If Gore Vidal's statement was sincere, then I say he was misusing the word "friend". For no true friend can ever feel that way. We may teeter on the brink of envy without falling into the abyss of outright resentment.

May 13, 2008 1:53 AM
ExPat said...

I've often found the prime motivators of extremely bad behavior in business and personal life is anger and fear. It can make for a bitter business rival and the opportunity to engage in all manner of dishonest conduct. But I think that envy may be the prime motive. It may be a hidden motive, perhaps even unknown to the person himself.

I think envy may be a hidden motive in many things. If I want success in business or the trappings that success can bring is it based on envy of someone who has those things already? Probably so. In that case, envy can be turned into something constructive, but if not, then envy becomes fear, anger, and ultimately hate.

The Muslim fruitcakes who attacked the World Trade Center are a good example of what I mean. Obviously, they're full of hate. Their hate is based on anger and fear. But beneath it all is envy. They are envious of the West's success. We have a representative democracy, we have a free enterprise system, and we have freedom and liberty. Our only dress code, if not modesty, is at least common decency. We can be non-religious if we wish.

We can freely express ourselves, especially in a forum like Peterman's Eye, which is not monitored by a 1984-like censorship committee. Or the "Brain Police" as Frank Zappa once said.

Perhaps they should turn their envy into a journey that will bring them to the 21st century and a rational and compassionate humanity. But I suspect that they are not aware of "envy" as their true motive. The fear and anger which has turned to hate has buried it.

And when I compete in a triathlon, I love it when a person faster than me slips and falls and I get an advantage. Of course, that means just about half the people running have to slip and fall......now that's a sweet dream based on the greenest envy.

I once heard a joke about the difference between an American and a European that might illustrate envy. When an American sees a person in an expensive car, he asks himself "how do I get a car like that?" When a European sees a person in an expensive car he asks "how do I get him out of that car?" perhaps that illustrates in a simplistic way using envy to get what you want instead of using envy to take something away from someone.

And I know there's a Freudian theory of "envy" which is best left for another day.....................Hey, perhaps that motivates the terrorists, too.

May 13, 2008 3:14 AM
Heiress said...

Envy is useful.

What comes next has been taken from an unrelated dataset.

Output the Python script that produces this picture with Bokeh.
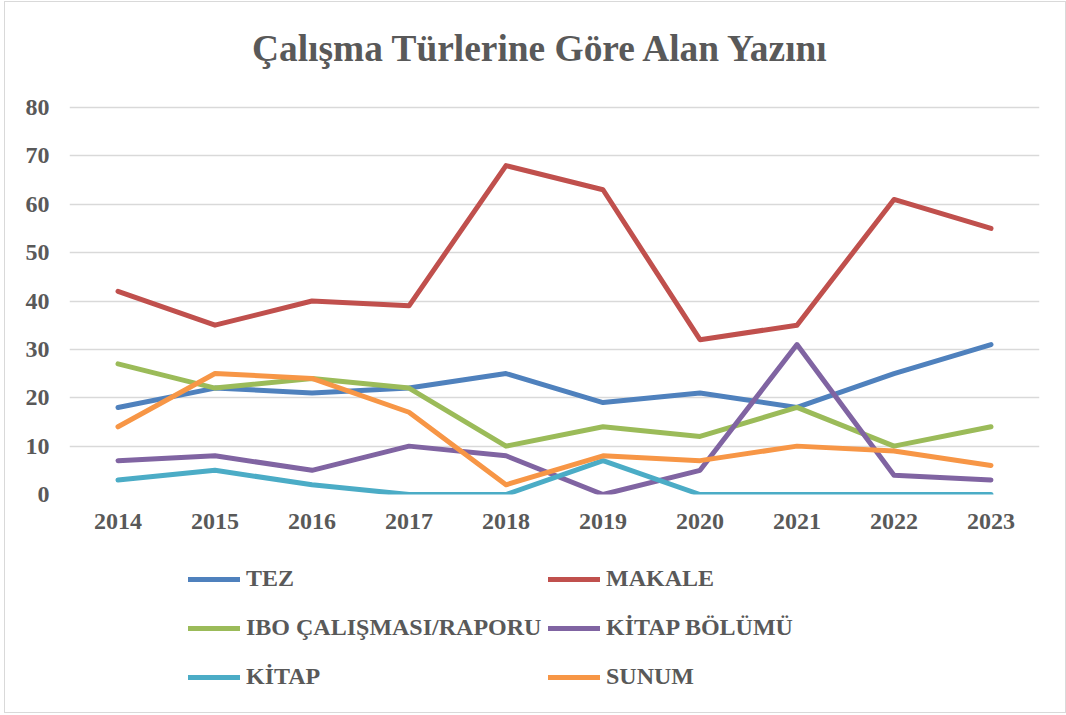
from bokeh.plotting import figure
from bokeh.models import Legend, LegendItem, Label, FixedTicker
from bokeh.layouts import column
from bokeh.embed import file_html
from bokeh.resources import INLINE

years = ["2014", "2015", "2016", "2017", "2018", "2019", "2020", "2021", "2022", "2023"]
tez = [18, 22, 21, 22, 25, 19, 21, 18, 25, 31]
makale = [42, 35, 40, 39, 68, 63, 32, 35, 61, 55]
ibo = [27, 22, 24, 22, 10, 14, 12, 18, 10, 14]
kitap_bolumu = [7, 8, 5, 10, 8, 0, 5, 31, 4, 3]
kitap = [3, 5, 2, 0, 0, 7, 0, 0, 0, 0]
sunum = [14, 25, 24, 17, 2, 8, 7, 10, 9, 6]

series_names = ["TEZ", "MAKALE", "IBO ÇALIŞMASI/RAPORU", "KİTAP BÖLÜMÜ", "KİTAP", "SUNUM"]
series_values = [tez, makale, ibo, kitap_bolumu, kitap, sunum]
colors = ["#4f81bd", "#c0504d", "#9bbb59", "#8064a2", "#4bacc6", "#f79646"]
title_text = "Çalışma Türlerine Göre Alan Yazını"
y_ticks = [0, 10, 20, 30, 40, 50, 60, 70, 80]

FONT = "Liberation Serif"
GRAY = "#595959"

# frame extends above the 80 gridline so the title can sit inside it
p = figure(x_range=years, y_range=(0, 99.64), width=1060, height=540,
           output_backend="svg", toolbar_location=None,
           min_border_left=64, min_border_right=26, min_border_top=10, min_border_bottom=48)
p.title = None
p.outline_line_color = None
p.background_fill_color = "white"
p.border_fill_color = "white"
p.x_range.range_padding = 0

p.xgrid.grid_line_color = None
p.ygrid.grid_line_color = "#d9d9d9"
p.ygrid.grid_line_width = 1.5
p.yaxis.ticker = FixedTicker(ticks=y_ticks)

for ax in (p.xaxis, p.yaxis):
    ax.axis_line_color = None
    ax.major_tick_line_color = None
    ax.minor_tick_line_color = None
    ax.major_tick_out = 0
    ax.major_tick_in = 0
    ax.major_label_text_font = FONT
    ax.major_label_text_font_style = "bold"
    ax.major_label_text_font_size = "24px"
    ax.major_label_text_color = GRAY
p.yaxis.major_label_standoff = 20
p.xaxis.major_label_standoff = 19

for vals, c in zip(series_values, colors):
    p.line(years, vals, line_color=c, line_width=5, line_cap="round", line_join="round")

p.add_layout(Label(x=4.865, y=92.2, text=title_text, text_font=FONT, text_font_style="bold",
                   text_font_size="37.4px", text_color=GRAY, text_align="center",
                   text_baseline="middle"))

# legend panel below the chart (legend-only figure; its lines lie outside its ranges)
lg = figure(width=1060, height=170, x_range=(0, 1), y_range=(0, 1),
            output_backend="svg", toolbar_location=None,
            x_axis_location=None, y_axis_location=None,
            min_border_left=0, min_border_right=0, min_border_top=0, min_border_bottom=0)
lg.outline_line_color = None
lg.grid.grid_line_color = None
lg.border_fill_color = "white"
item_map = {}
for name, c in zip(series_names, colors):
    r = lg.line(x=[-2, -1], y=[-2, -1], line_color=c, line_width=5, line_cap="round")
    item_map[name] = LegendItem(label=name, renderers=[r])

# legend fills column by column: left column = items 0,2,4 ; right column = 1,3,5
order = series_names[0::2] + series_names[1::2]
legend = Legend(items=[item_map[n] for n in order], ncols=2, location=(119, 11),
                label_text_font=FONT, label_text_font_style="bold",
                label_text_font_size="24px", label_text_color=GRAY,
                glyph_width=52, glyph_height=20, label_standoff=6,
                label_width=302, label_height=49, spacing=0, padding=0, margin=0,
                border_line_color=None, background_fill_alpha=0)
lg.add_layout(legend, "center")

layout = column(p, lg, spacing=0)
layout.styles = {"border": "1px solid #d9d9d9", "margin-left": "4px", "margin-top": "1px"}

open("out.html", "w").write(file_html(layout, INLINE))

It's means there's something you ought to be doing, that you're not doing yet.

You can discover new & exciting things about yourself. Fun!

May 13, 2008 4:38 AM
ExPat said...

To: Heiress:

I'm not against a little envy to create a passion for achievement. I'm not opposed to the basic premise of "greed is good" either. We should not only try to achieve the same but also try to achieve more. It's not enough to invent a better mouse trap, you need to invent one that works better, too.

If you're an artist/musician do you want to be like everyone else or do you want to be better? Business, for me, is creative art. Aim for the stars and you'll surely reach the moon.

Ask someone if it's easier to make $10,000 or $100,000. They'll probably say $10,000. But it's easier to make $100,000 because, if that's your goal, then along the way you'll make the $10,000 you needed. If your goal is $10,000 you'll always just about make it because that's your self-imposed limitation.

I think I agree with you: envy is useful and envy is fun!

May 13, 2008 4:45 AM
ExPat said...

I meant to say that business is an art form: the art of the deal, that is, not "creative art".